» GOAL: Print the listing in its entirety and exactly, leaving out images.

» COLLECTED MATERIAL:
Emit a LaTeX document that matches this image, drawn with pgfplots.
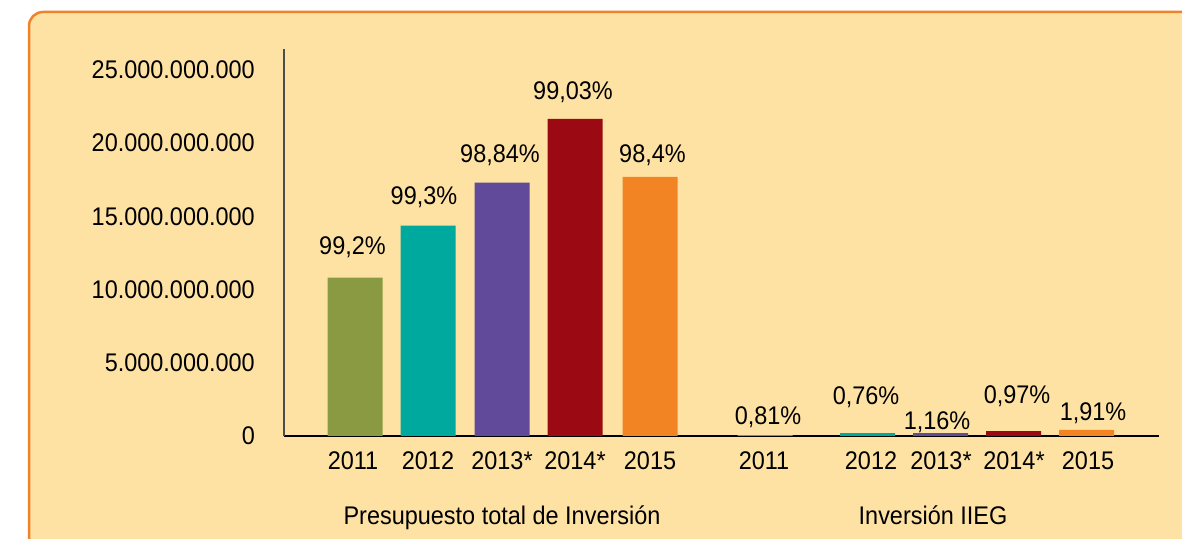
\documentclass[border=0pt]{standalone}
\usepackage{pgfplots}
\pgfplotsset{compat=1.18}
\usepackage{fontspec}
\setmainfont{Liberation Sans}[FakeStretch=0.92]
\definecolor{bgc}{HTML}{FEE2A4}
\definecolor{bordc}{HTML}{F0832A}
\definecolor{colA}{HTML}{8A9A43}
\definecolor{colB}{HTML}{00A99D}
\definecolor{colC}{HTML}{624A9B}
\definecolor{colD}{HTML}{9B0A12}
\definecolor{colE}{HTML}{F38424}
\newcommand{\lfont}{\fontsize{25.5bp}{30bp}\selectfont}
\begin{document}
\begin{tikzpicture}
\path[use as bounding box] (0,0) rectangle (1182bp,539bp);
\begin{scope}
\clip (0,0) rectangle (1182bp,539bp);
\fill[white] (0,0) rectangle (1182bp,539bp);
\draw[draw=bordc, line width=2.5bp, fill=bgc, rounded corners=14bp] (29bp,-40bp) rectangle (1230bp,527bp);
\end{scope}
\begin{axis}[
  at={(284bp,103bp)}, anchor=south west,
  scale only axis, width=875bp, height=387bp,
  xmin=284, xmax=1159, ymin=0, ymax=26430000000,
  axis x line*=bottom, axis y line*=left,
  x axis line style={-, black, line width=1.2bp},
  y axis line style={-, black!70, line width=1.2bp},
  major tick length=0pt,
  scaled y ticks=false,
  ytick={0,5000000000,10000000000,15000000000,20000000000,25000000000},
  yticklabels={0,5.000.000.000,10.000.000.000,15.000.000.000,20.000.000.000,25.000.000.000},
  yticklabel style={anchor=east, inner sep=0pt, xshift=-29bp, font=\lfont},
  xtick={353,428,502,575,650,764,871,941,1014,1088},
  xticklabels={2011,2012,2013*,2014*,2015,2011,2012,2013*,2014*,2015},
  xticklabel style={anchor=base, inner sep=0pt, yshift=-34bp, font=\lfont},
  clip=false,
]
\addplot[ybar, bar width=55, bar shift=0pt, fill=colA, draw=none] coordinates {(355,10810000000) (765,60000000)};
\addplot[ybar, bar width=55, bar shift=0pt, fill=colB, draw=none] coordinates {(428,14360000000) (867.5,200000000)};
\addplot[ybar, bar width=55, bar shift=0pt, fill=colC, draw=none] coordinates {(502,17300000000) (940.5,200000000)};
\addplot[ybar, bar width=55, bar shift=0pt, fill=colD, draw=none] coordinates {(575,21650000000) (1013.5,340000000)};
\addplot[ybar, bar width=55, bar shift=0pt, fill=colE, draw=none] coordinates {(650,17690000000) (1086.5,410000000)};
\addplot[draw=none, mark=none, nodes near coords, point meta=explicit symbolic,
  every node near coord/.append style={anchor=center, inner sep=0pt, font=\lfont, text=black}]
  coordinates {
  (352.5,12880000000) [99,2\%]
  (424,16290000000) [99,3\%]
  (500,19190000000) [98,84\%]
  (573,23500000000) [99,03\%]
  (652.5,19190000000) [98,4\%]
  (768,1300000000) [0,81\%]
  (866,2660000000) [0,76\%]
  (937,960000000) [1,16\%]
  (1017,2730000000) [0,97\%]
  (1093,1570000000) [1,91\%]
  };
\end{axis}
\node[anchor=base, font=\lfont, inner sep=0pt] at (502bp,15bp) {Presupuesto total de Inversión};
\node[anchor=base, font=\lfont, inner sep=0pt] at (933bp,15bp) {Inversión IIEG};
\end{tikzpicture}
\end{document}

» EXERCISE SOLUTION:
Emit a LaTeX document that matches this image, drawn with pgfplots.
\documentclass[border=0pt]{standalone}
\usepackage{pgfplots}
\pgfplotsset{compat=1.18}
\usepackage{fontspec}
\setmainfont{Liberation Sans}[FakeStretch=0.92]
\definecolor{bgc}{HTML}{FEE2A4}
\definecolor{bordc}{HTML}{F0832A}
\definecolor{colA}{HTML}{8A9A43}
\definecolor{colB}{HTML}{00A99D}
\definecolor{colC}{HTML}{624A9B}
\definecolor{colD}{HTML}{9B0A12}
\definecolor{colE}{HTML}{F38424}
\newcommand{\lfont}{\fontsize{25.5bp}{30bp}\selectfont}
\begin{document}
\begin{tikzpicture}
\path[use as bounding box] (0,0) rectangle (1182bp,539bp);
\begin{scope}
\clip (0,0) rectangle (1182bp,539bp);
\fill[white] (0,0) rectangle (1182bp,539bp);
\draw[draw=bordc, line width=2.5bp, fill=bgc, rounded corners=14bp] (29bp,-40bp) rectangle (1230bp,527bp);
\end{scope}
\begin{axis}[
  at={(284bp,103bp)}, anchor=south west,
  scale only axis, width=875bp, height=387bp,
  xmin=284, xmax=1159, ymin=0, ymax=26430000000,
  axis x line*=bottom, axis y line*=left,
  x axis line style={-, black, line width=1.2bp},
  y axis line style={-, black!70, line width=1.2bp},
  major tick length=0pt,
  scaled y ticks=false,
  ytick={0,5000000000,10000000000,15000000000,20000000000,25000000000},
  yticklabels={0,5.000.000.000,10.000.000.000,15.000.000.000,20.000.000.000,25.000.000.000},
  yticklabel style={anchor=east, inner sep=0pt, xshift=-29bp, font=\lfont},
  xtick={353,428,502,575,650,764,871,941,1014,1088},
  xticklabels={2011,2012,2013*,2014*,2015,2011,2012,2013*,2014*,2015},
  xticklabel style={anchor=base, inner sep=0pt, yshift=-34bp, font=\lfont},
  clip=false,
]
\addplot[ybar, bar width=55, bar shift=0pt, fill=colA, draw=none] coordinates {(355,10810000000) (765,60000000)};
\addplot[ybar, bar width=55, bar shift=0pt, fill=colB, draw=none] coordinates {(428,14360000000) (867.5,200000000)};
\addplot[ybar, bar width=55, bar shift=0pt, fill=colC, draw=none] coordinates {(502,17300000000) (940.5,200000000)};
\addplot[ybar, bar width=55, bar shift=0pt, fill=colD, draw=none] coordinates {(575,21650000000) (1013.5,340000000)};
\addplot[ybar, bar width=55, bar shift=0pt, fill=colE, draw=none] coordinates {(650,17690000000) (1086.5,410000000)};
\addplot[draw=none, mark=none, nodes near coords, point meta=explicit symbolic,
  every node near coord/.append style={anchor=center, inner sep=0pt, font=\lfont, text=black}]
  coordinates {
  (352.5,12880000000) [99,2\%]
  (424,16290000000) [99,3\%]
  (500,19190000000) [98,84\%]
  (573,23500000000) [99,03\%]
  (652.5,19190000000) [98,4\%]
  (768,1300000000) [0,81\%]
  (866,2660000000) [0,76\%]
  (937,960000000) [1,16\%]
  (1017,2730000000) [0,97\%]
  (1093,1570000000) [1,91\%]
  };
\end{axis}
\node[anchor=base, font=\lfont, inner sep=0pt] at (502bp,15bp) {Presupuesto total de Inversión};
\node[anchor=base, font=\lfont, inner sep=0pt] at (933bp,15bp) {Inversión IIEG};
\end{tikzpicture}
\end{document}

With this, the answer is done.